Title: Beyond Time-to-Answer: Certificate-Aware PDR for Trustworthy Hardware Model Checking
Abstract: Property-Directed Reachability, also known as PDR/IC3, is one of the standard techniques for proving safety properties of hardware systems. Traditionally, PDR implementations are optimized mainly for finding an answer quickly, while the produced invariant or counterexample is treated as a secondary artifact. In certified verification workflows, however, this artifact becomes part of the deliverable: it must be independently checked, stored, reproduced, and validated.

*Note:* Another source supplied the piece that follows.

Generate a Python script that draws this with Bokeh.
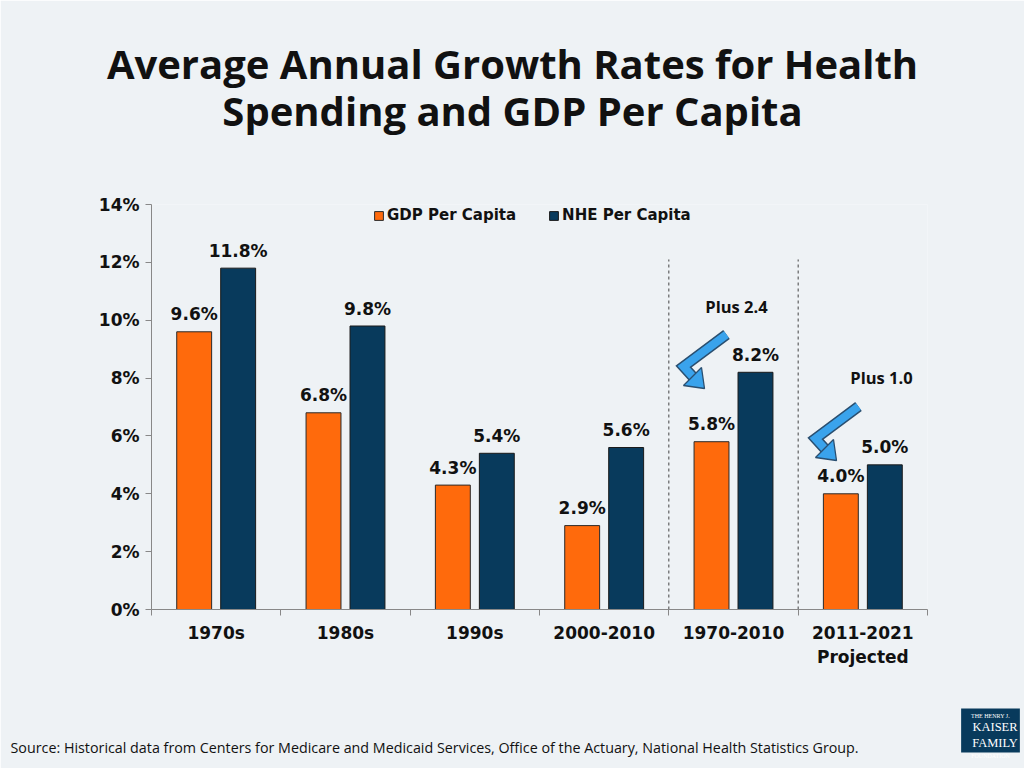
from bokeh.plotting import figure
from bokeh.models import (Range1d, FixedTicker, Label, Legend, LegendItem,
                          ColumnDataSource)
from bokeh.core.properties import value
from bokeh.embed import file_html
from bokeh.resources import INLINE

# ---------------- data ----------------
categories = ["1970s", "1980s", "1990s", "2000-2010", "1970-2010", "2011-2021\nProjected"]
gdp_per_capita = [9.6, 6.8, 4.3, 2.9, 5.8, 4.0]
nhe_per_capita = [11.8, 9.8, 5.4, 5.6, 8.2, 5.0]
y_ticks = [0, 2, 4, 6, 8, 10, 12, 14]
series_names = ["GDP Per Capita", "NHE Per Capita"]
annotations = ["Plus 2.4", "Plus 1.0"]
title_lines = ["Average Annual Growth Rates for Health", "Spending and GDP Per Capita"]
source_text = ("Source: Historical data from Centers for Medicare and Medicaid Services, "
               "Office of the Actuary, National Health Statistics Group.")

# ---------------- style ----------------
BG = "#eef2f5"
ORANGE = "#ff6a0c"
NAVY = "#083a5c"
ARROW = "#3aa3ec"
ARROW_EDGE = "#2a4f70"
BOLD_FONT = "DejaVu Sans"
TITLE_FONT = "Open Sans"

W, H = 1024, 768
FL, FR, FT, FB = 151, 927, 204, 609  # frame in page pixels
n = len(categories)
XMAX, YMAX = float(n), 14.0


def px2x(px):
    return (px - FL) / (FR - FL) * XMAX


def px2y(py):
    return (FB - py) / (FB - FT) * YMAX


def dxp(d):
    return d / (FR - FL) * XMAX


def dyp(d):
    return -d / (FB - FT) * YMAX


p = figure(width=W, height=H, output_backend="svg", toolbar_location=None,
           x_range=Range1d(0, XMAX), y_range=Range1d(0, YMAX),
           min_border_left=FL, min_border_right=W - FR,
           min_border_top=FT, min_border_bottom=H - FB)
p.background_fill_color = BG
p.border_fill_color = BG
p.outline_line_color = None
p.grid.visible = False

centers = [i + 0.5 for i in range(n)]
off = 0.17
bw = 0.27
src = ColumnDataSource(dict(
    xg=[c - off for c in centers], xn=[c + off for c in centers],
    gdp=gdp_per_capita, nhe=nhe_per_capita,
    lg=[f"{v:.1f}%" for v in gdp_per_capita],
    ln=[f"{v:.1f}%" for v in nhe_per_capita]))

r1 = p.vbar(x="xg", top="gdp", width=bw, source=src, fill_color=ORANGE,
            line_color="#2a2a2a", line_width=1)
r2 = p.vbar(x="xn", top="nhe", width=bw, source=src, fill_color=NAVY,
            line_color="#1a1a1a", line_width=1)

for xcol, ycol, lcol in (("xg", "gdp", "lg"), ("xn", "nhe", "ln")):
    p.text(x=xcol, y=ycol, text=lcol, source=src, text_align="center",
           text_baseline="alphabetic", y_offset=-17.5,
           text_font=value(BOLD_FONT), text_font_style="bold",
           text_font_size="17px", text_color="#111111")

# dashed separators before the last two groups
p.segment(x0=[n - 2, n - 1], x1=[n - 2, n - 1], y0=[0, 0], y1=[12.1, 12.1],
          line_color="#444444", line_dash="3 3", line_width=1)

# axes
xa = p.xaxis[0]
xa.ticker = FixedTicker(ticks=centers, minor_ticks=list(range(n + 1)))
xa.major_label_overrides = {c: cat for c, cat in zip(centers, categories)}
xa.major_tick_out = 0
xa.major_tick_in = 0
xa.minor_tick_out = 6
xa.minor_tick_in = 0
xa.minor_tick_line_color = "#888888"
xa.axis_line_color = "#888888"
xa.major_label_standoff = 7
xa.major_label_text_font = BOLD_FONT
xa.major_label_text_font_style = "bold"
xa.major_label_text_font_size = "17px"
xa.major_label_text_color = "#111111"

ya = p.yaxis[0]
ya.ticker = FixedTicker(ticks=y_ticks, minor_ticks=[])
ya.major_label_overrides = {t: f"{t}%" for t in y_ticks}
ya.major_tick_out = 6
ya.major_tick_in = 0
ya.major_tick_line_color = "#888888"
ya.axis_line_color = "#888888"
ya.major_label_standoff = 6
ya.major_label_text_font = BOLD_FONT
ya.major_label_text_font_style = "bold"
ya.major_label_text_font_size = "17px"
ya.major_label_text_color = "#111111"

# legend
legend = Legend(items=[LegendItem(label=series_names[0], renderers=[r1]),
                       LegendItem(label=series_names[1], renderers=[r2])],
                orientation="horizontal", location=(222, 385))
legend.glyph_width = 11
legend.glyph_height = 11
legend.label_height = 15
legend.label_standoff = 3
legend.spacing = 32
legend.padding = 0
legend.margin = 0
legend.border_line_color = None
legend.background_fill_alpha = 0
legend.label_text_font = BOLD_FONT
legend.label_text_font_style = "bold"
legend.label_text_font_size = "15px"
legend.label_text_color = "#111111"
p.add_layout(legend, "center")

# arrows (bent callouts)
arrow_tips = [(px2x(704), px2y(388)), (px2x(836), px2y(460))]
shape_px = [(22, -54), (-21, -22), (-11, -11)]  # start, elbow, head-base (relative to tip)
for tx, ty in arrow_tips:
    xs = [tx + dxp(a) for a, b in shape_px]
    ys = [ty + dyp(b) for a, b in shape_px]
    p.line(xs, ys, line_color=ARROW_EDGE, line_width=11, line_join="miter")
    p.line(xs, ys, line_color=ARROW, line_width=8, line_join="miter")
    hx = [(0, 0), (-21, -3), (-3, -21)]
    p.patch([tx + dxp(a) for a, b in hx], [ty + dyp(b) for a, b in hx],
            fill_color=ARROW, line_color=ARROW_EDGE, line_width=1.3)

ann_pos = [(736, 306), (881, 377)]
for txt, (ax, ay) in zip(annotations, ann_pos):
    p.add_layout(Label(x=px2x(ax), y=px2y(ay), text=txt, text_align="center",
                       text_baseline="middle", text_font=TITLE_FONT,
                       text_font_style="bold", text_font_size="16.5px",
                       text_color="#111111"))

# --- texts outside the frame: labels in side panels, positioned in data units ---
for txt, ty in zip(title_lines, (63, 110)):
    p.add_layout(Label(x=px2x(512), y=px2y(ty), text=txt, text_align="center",
                       text_baseline="middle", text_font=TITLE_FONT,
                       text_font_style="bold", text_font_size="40px",
                       text_color="#111111"), "above")

p.add_layout(Label(x=px2x(10), y=px2y(747), text=source_text, text_align="left",
                   text_baseline="middle", text_font=TITLE_FONT,
                   text_font_size="14.3px", text_color="#111111"), "below")

# logo
p.add_layout(Label(x=px2x(990), y=px2y(730), text="KAISER\nFAMILY", text_align="center",
                   text_baseline="middle", text_font="Liberation Serif",
                   text_font_size="12.5px", text_color="white",
                   text_line_height=1.2, background_fill_color=NAVY,
                   padding=(11, 2, 11, 2)), "below")
p.add_layout(Label(x=px2x(990), y=px2y(715), text="THE HENRY J.", text_align="center",
                   text_baseline="middle", text_font="Liberation Serif",
                   text_font_size="6px", text_color="white"), "below")
p.add_layout(Label(x=px2x(990), y=px2y(755), text="FOUNDATION", text_align="center",
                   text_baseline="middle", text_font="Liberation Serif",
                   text_font_size="6px", text_color="white"), "below")

html = file_html(p, INLINE)
html = html.replace("<body>", '<body style="background-color:%s;">' % BG, 1)
open("out.html", "w").write(html)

This talk presents CAPDR, a Certificate-Aware variant of PDR that makes certificate quality a first-class objective. CAPDR jointly targets solving time, certificate size, independent checker time, and reproducibility. Its key idea is to use a learned ranking policy only to guide selected PDR choice points, such as blocker generalization, obligation ordering, and clause pushing. Soundness is preserved because every state-changing step remains protected by the standard SAT-based PDR checks, and a SAFE or UNSAFE result is reported only after an independent checker accepts the emitted invariant or counterexample trace.
Overall, the talk shows how certificate-aware search can make PDR not only effective at proving safety, but also better suited for certified workflows by producing smaller, faster-checking, and more reproducible verification artifacts.